Recall that we said that packages are static modules. A C++ class serves that purpose but is also used to define types. In Ada we use explicit type declarations, distinct from the package construct, to define types. There are many kinds of types allowed: enumeration types, numeric types, array types, task types, among others. Perhaps the most important kind of type is the so-called “private type.” A private type in Ada is one in which clients do not have compile-time visibility to the representation and, therefore, cannot invoke representation-dependent operations. This is the classic “abstract data type” (ADT) that has been so influential in programming language design, including that of Ada, C++, and Java.
In Ada, to achieve compile-time visibility control for a type’s representation we combine the package construct with the type construct. Specifically, we declare the type in the visible part of the package spec but only give the full representation of the type in the package private part. Doing so allows clients to use the type, e.g., to declare variables, but does not allow them to access the internal representation of those variables. For example, consider the GPIO facility on the typical ARM board. There will usually be a number of GPIO “ports” defined, each containing sixteen pins. The GPIO port can be represented in Ada as a private type (simplified greatly for the sake of illustration):
Line one contains the start of the package spec, for a package named “GPIO” in this case. (The actual package in the driver library has a slightly different name, as will be seen shortly.) Line three contains the partial declaration for the “GPIO_Port” private type. The declaration is located in the visible part of the package so clients have compile-time visibility to the type name. They can use that name in their client code to do whatever is defined for the type. However, clients do not have visibility to the type’s representation because that part occurs on lines seventeen through nineteen, in the private part of the package (which starts on line fifteen). There, the full type for GPIO_Port is a “record type” that corresponds closely to a struct in C++. Clients cannot treat an object of the type as a record, nor can they access the components within it, due to the visibility control afforded by the package.
In this case, and in many cases, allowing copying via the assignment operation does not make sense. In C++ we would hide the assignment operator declaration to prevent client calls. In Ada, we achieve that effect by adding the “limited” property to the type declaration on line three. The type is both limited and private.
The operations defined for the ADT are the procedures and functions declared in the visible part of the same package, in this case on lines nine and eleven (and thirteen). Along with many other capabilities, the package allows us to “set” and “clear” a port’s pins, i.e., to drive them high or low. Of course, we can also query whether they are set or cleared, configure them, and so forth.
Using Device Drivers
Now that we have established the basics of abstract data types in Ada, we can talk about the device drivers.
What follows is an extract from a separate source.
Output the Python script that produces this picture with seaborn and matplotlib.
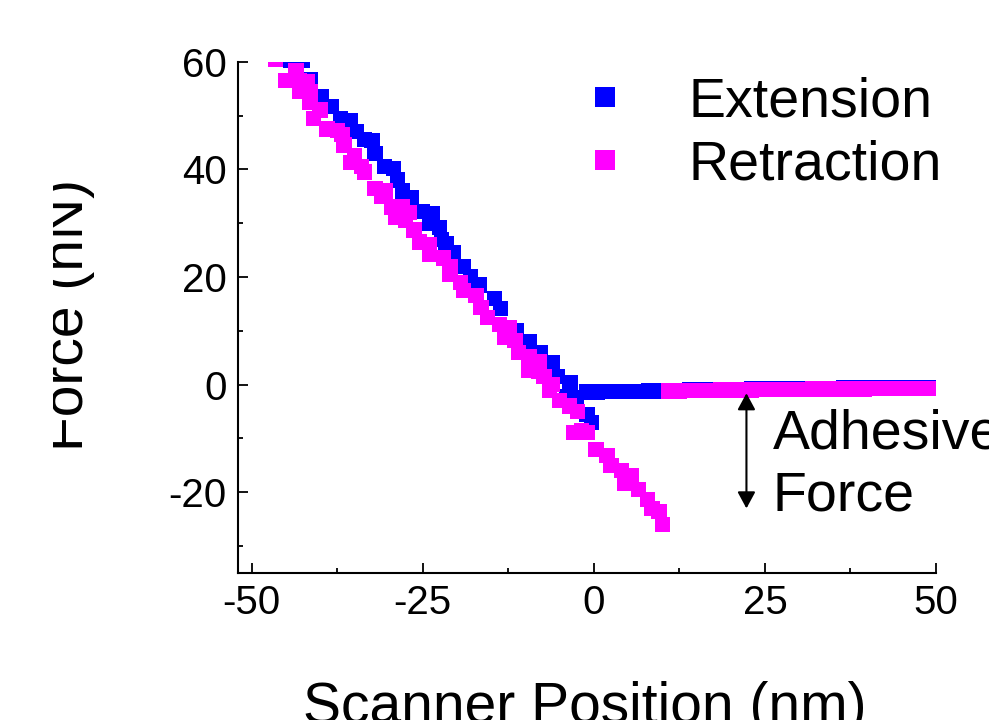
import numpy as np
import pandas as pd
import matplotlib
matplotlib.use('Agg')

import matplotlib.pyplot as plt
import seaborn as sns
from matplotlib.lines import Line2D
from matplotlib.ticker import MultipleLocator
from matplotlib.transforms import Bbox, TransformedBbox

# ================= DATA =================

# Extension (approach) curve: contact part, then the flat part
ext_x = [-44.3, -42.6, -41.5, -39.8, -38.3, -37.0, -35.6, -34.7, -33.5, -32.4,
         -32.0, -30.6, -29.3, -28.7, -28.0, -26.7, -25.0, -23.6, -24.0, -22.6,
         -22.3, -21.6, -20.5, -19.0, -18.0, -16.8, -14.5, -13.6, -11.4, -9.5,
         -7.8, -6.0, -5.3, -3.5, -4.0, -2.6, -2.5, -1.0, -0.3,
         -1.0, 0.5, 2.0, 3.5, 5.0, 6.5, 8.0, 9.5, 11.0, 12.5,
         14.0, 15.5, 17.0, 18.5, 20.0, 21.5, 23.0, 24.5, 26.0, 27.5,
         29.0, 30.5, 32.0, 33.5, 35.0, 36.5, 38.0, 39.5, 41.0, 42.5,
         44.0, 45.5, 47.0, 48.0, 49.0]
ext_f = [60.3, 60.3, 56.6, 53.5, 51.7, 49.5, 49.0, 47.0, 45.5, 45.3,
         43.0, 40.5, 40.2, 38.0, 36.0, 34.7, 32.2, 31.8, 30.0, 29.2,
         27.0, 26.2, 24.5, 22.0, 20.0, 18.5, 16.0, 14.2, 10.1, 8.0,
         6.0, 4.0, 1.5, 0.3, -2.3, -2.5, -3.6, -5.5, -7.0,
         -1.4, -1.4, -1.3, -1.3, -1.3, -1.3, -1.2, -1.2, -1.1, -1.1,
         -1.0, -1.0, -1.0, -0.9, -0.9, -0.9, -0.8, -0.8, -0.8, -0.8,
         -0.7, -0.7, -0.7, -0.7, -0.7, -0.6, -0.6, -0.6, -0.6, -0.6,
         -0.6, -0.6, -0.6, -0.6, -0.6]

# Retraction curve: contact part down to pull-off, then the flat part
ret_x = [-46.5, -45.0, -43.5, -43.0, -41.8, -43.0, -41.5, -41.5, -40.0, -41.0,
         -39.0, -37.5, -36.8, -36.5, -35.0, -35.5, -34.0, -33.5, -32.0, -30.5,
         -31.0, -29.5, -28.0, -27.0, -29.0, -27.5, -26.3, -25.5, -24.0, -24.0,
         -22.0, -21.0, -21.0, -19.5, -19.0, -17.2, -16.5, -15.5, -13.8, -12.3,
         -13.0, -11.5, -11.0, -9.5, -8.0, -9.5, -8.0, -7.3, -6.0, -6.5,
         -5.0, -3.6, -2.4, -2.9, -1.8, -0.9, 0.3, 1.9, 2.5, 4.0,
         5.5, 4.5, 6.5, 7.8, 8.5, 9.5, 10.0,
         11.0, 12.5, 14.0, 15.5, 17.0, 18.5, 20.0, 21.5, 23.0, 24.5,
         26.0, 27.5, 29.0, 30.5, 32.0, 33.5, 35.0, 36.5, 38.0, 39.5,
         41.0, 42.5, 44.0, 45.5, 47.0, 48.0, 49.0]
ret_f = [60.4, 56.5, 58.3, 56.5, 56.2, 54.5, 54.5, 52.5, 51.0, 49.5,
         47.5, 47.2, 46.5, 44.5, 42.5, 41.3, 40.5, 39.5, 36.5, 36.0,
         35.0, 33.0, 33.0, 32.0, 31.0, 30.5, 28.7, 26.5, 26.0, 24.3,
         23.5, 22.0, 20.5, 19.0, 17.5, 16.5, 14.3, 12.5, 11.2, 10.5,
         8.7, 8.2, 6.0, 5.2, 4.3, 2.7, 2.5, 1.5, 0.0, -1.0,
         -3.0, -4.0, -5.0, -8.9, -8.6, -8.9, -12.0, -13.2, -15.0, -16.0,
         -17.0, -18.3, -19.5, -21.3, -23.0, -23.6, -26.0,
         -1.2, -1.2, -1.1, -1.1, -1.1, -1.0, -1.0, -1.0, -1.0, -0.9,
         -0.9, -0.9, -0.9, -0.9, -0.8, -0.8, -0.8, -0.8, -0.8, -0.8,
         -0.7, -0.7, -0.7, -0.7, -0.7, -0.7, -0.7]

SERIES = ['Extension', 'Retraction']
PALETTE = {'Extension': '#0000FF', 'Retraction': '#FF00FF'}

X_TICKS = [-50, -25, 0, 25, 50]
Y_TICKS = [-20, 0, 20, 40, 60]

df = pd.concat([
    pd.DataFrame({'pos': ext_x, 'force': ext_f, 'series': 'Extension'}),
    pd.DataFrame({'pos': ret_x, 'force': ret_f, 'series': 'Retraction'}),
], ignore_index=True)

# ================= STYLE =================

sns.set_style('ticks')
plt.rcParams['font.family'] = ['Liberation Sans', 'DejaVu Sans']
plt.rcParams['axes.unicode_minus'] = False
plt.rcParams['text.color'] = 'black'
plt.rcParams['axes.labelcolor'] = 'black'
plt.rcParams['xtick.color'] = 'black'
plt.rcParams['ytick.color'] = 'black'
plt.rcParams['axes.linewidth'] = 1.5

W, H = 989, 720
fig = plt.figure(figsize=(W / 100, H / 100), dpi=100)
ax = fig.add_axes([238 / W, 1 - 573 / H, (936 - 238) / W, (573 - 61.7) / H])

# ================= SCATTER =================

sns.scatterplot(
    data=df,
    x='pos',
    y='force',
    hue='series',
    hue_order=SERIES,
    palette=PALETTE,
    marker='s',
    s=122,
    linewidth=0,
    legend=False,
    ax=ax
)

ax.set_xlim(-52, 50)
ax.set_ylim(-35, 60)

ax.set_xticks(X_TICKS)
ax.set_yticks(Y_TICKS)
ax.xaxis.set_minor_locator(MultipleLocator(12.5))
ax.yaxis.set_minor_locator(MultipleLocator(10))

ax.tick_params(which='both', direction='in', width=1.3, colors='black')
ax.tick_params(which='major', length=7, labelsize=29, pad=8)
ax.tick_params(which='minor', length=3.6)

sns.despine(ax=ax)
for sp in ['left', 'bottom']:
    ax.spines[sp].set_color('black')
    ax.spines[sp].set_linewidth(1.5)

ax.set_xlabel('')
ax.set_ylabel('')

# ================= LABELS =================

fig.text(585 / W, 1 - 723 / H, 'Scanner Position (nm)',
         fontsize=41, ha='center', va='baseline')

ylab = fig.text(83 / W, 1 - 315 / H, 'Force (nN)', fontsize=41,
                rotation=90, rotation_mode='anchor',
                ha='center', va='baseline')
ylab.set_clip_box(TransformedBbox(Bbox.from_extents(53 / W, 0, 1, 1),
                                  fig.transFigure))
ylab.set_clip_on(True)

# ================= LEGEND =================

handles = [
    Line2D([], [], marker='s', ls='', color=PALETTE[s], markersize=14.5,
           markeredgewidth=0)
    for s in SERIES
]

ax.legend(
    handles,
    SERIES,
    loc='center left',
    bbox_to_anchor=(577 / W, 1 - 134 / H),
    bbox_transform=fig.transFigure,
    frameon=False,
    fontsize=40,
    borderpad=0,
    borderaxespad=0,
    handlelength=1.0,
    handletextpad=1.0,
    labelspacing=0.21
)

# ================= ADHESIVE FORCE ARROW =================

ax.annotate(
    '',
    xy=(22.3, -1.6),
    xytext=(22.3, -23.0),
    arrowprops=dict(arrowstyle='<|-|>,head_length=0.5,head_width=0.27',
                    color='black', lw=1.5, mutation_scale=20,
                    shrinkA=0, shrinkB=0),
    annotation_clip=False
)

ax.text(26.1, -11.8, 'Adhesive', fontsize=40, ha='left', va='baseline',
        clip_on=False)
ax.text(26.1, -23.4, 'Force', fontsize=40, ha='left', va='baseline',
        clip_on=False)

fig.savefig('out.png', dpi=100)
plt.close(fig)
On any board there are often several instances of a given hardware device. For example, an MCU likely provides several hardware timers, a number of ADC and DAC devices, DMA controllers, UARTs, and so on. Each device typically consists of a collection of registers located at addresses defined by the MCU vendor. Abstract data types are ideal for representing hardware devices. In particular, we can define the representation and operations once, and then have as many variables of the type as there are hardware instances provided by the vendor. Each individual variable can be placed precisely at the address corresponding to the device’s location. As an ADT, the compiler ensures that clients do not access the registers directly. That way, if the driver is not working correctly, the only place the bug could be is in the package that defines the driver ADT, because only that package has the necessary compile-time visibility to operate on the registers.
Therefore, the Ada Drivers Library provides a large number device drivers in the form of abstract data types. There are many other packages provided as well, at higher levels than the device drivers, but we will focus on the drivers.
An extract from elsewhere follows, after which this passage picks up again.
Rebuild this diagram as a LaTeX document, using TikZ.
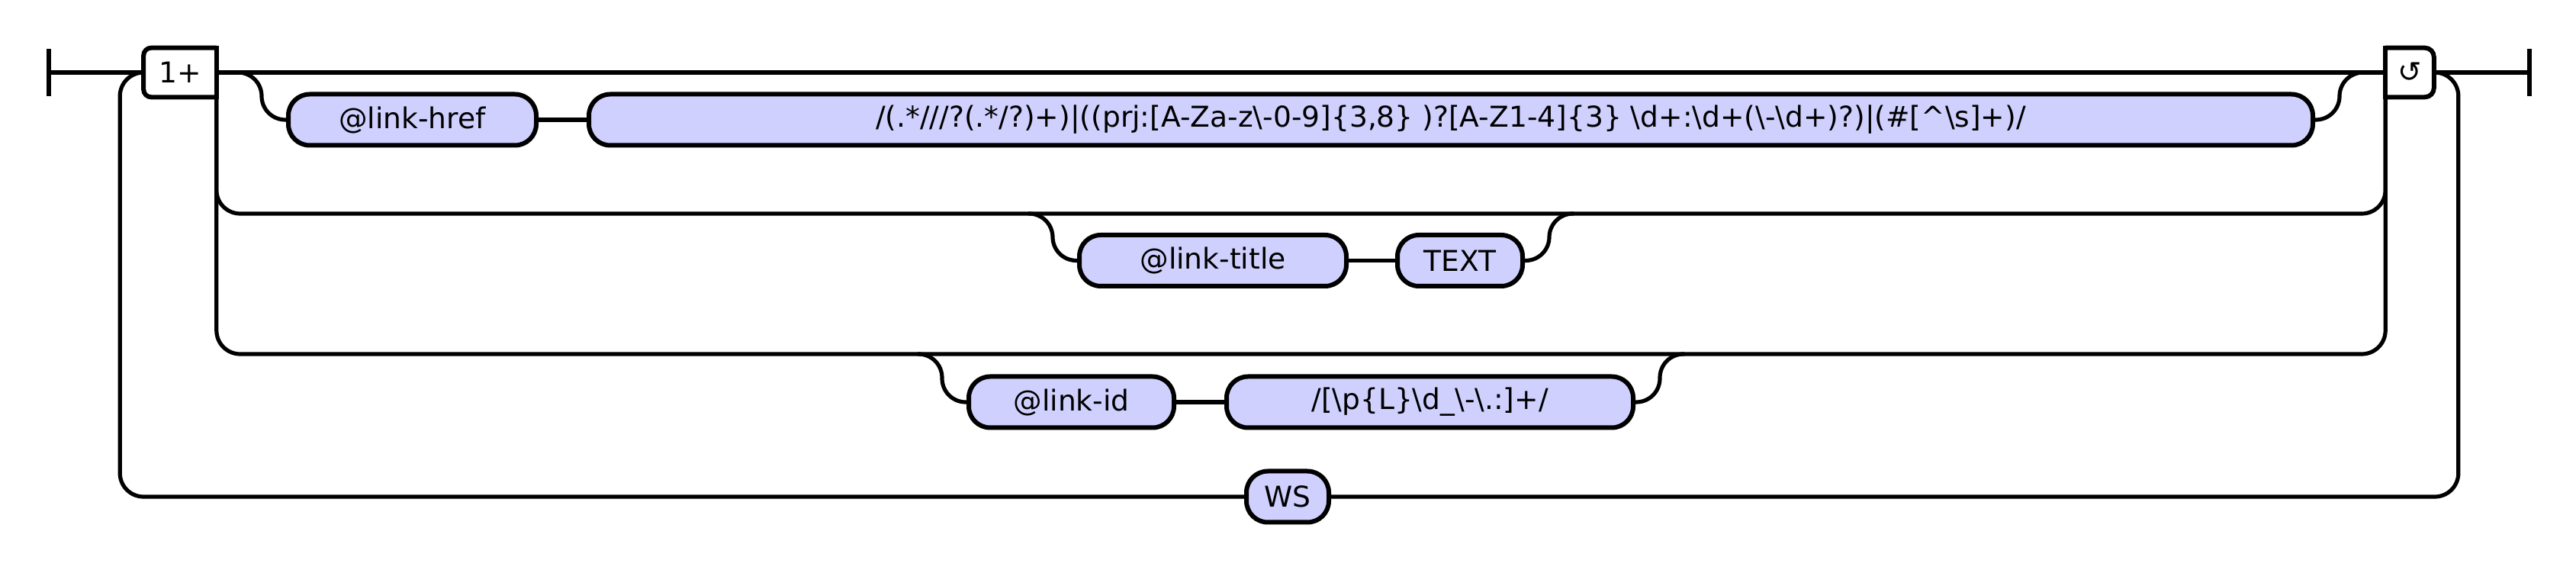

The ADL provides a complete interface for the GPIO input/output pins as an ADT declared in package STM32.GPIO. (The “STM32” part of the package name indicates that the ADT is for devices in that MCU family by STMicroelectronics.) The term “pin” is used loosely here and throughout the literature. The term refers both to the general purpose input/output line seen by the MCU internally, and to the physical header pin connected to that I/O line. Moreover, these I/O lines are aggregated into GPIO ports, each port containing sixteen I/O lines. Different boards offer different numbers of GPIO ports, thus different numbers of total I/O lines. The combination of a port and an associated I/O line is represented by the type GPIO_Point in the ADL package. We simply refer to such a pair as a “pin” and are more precise only when necessary.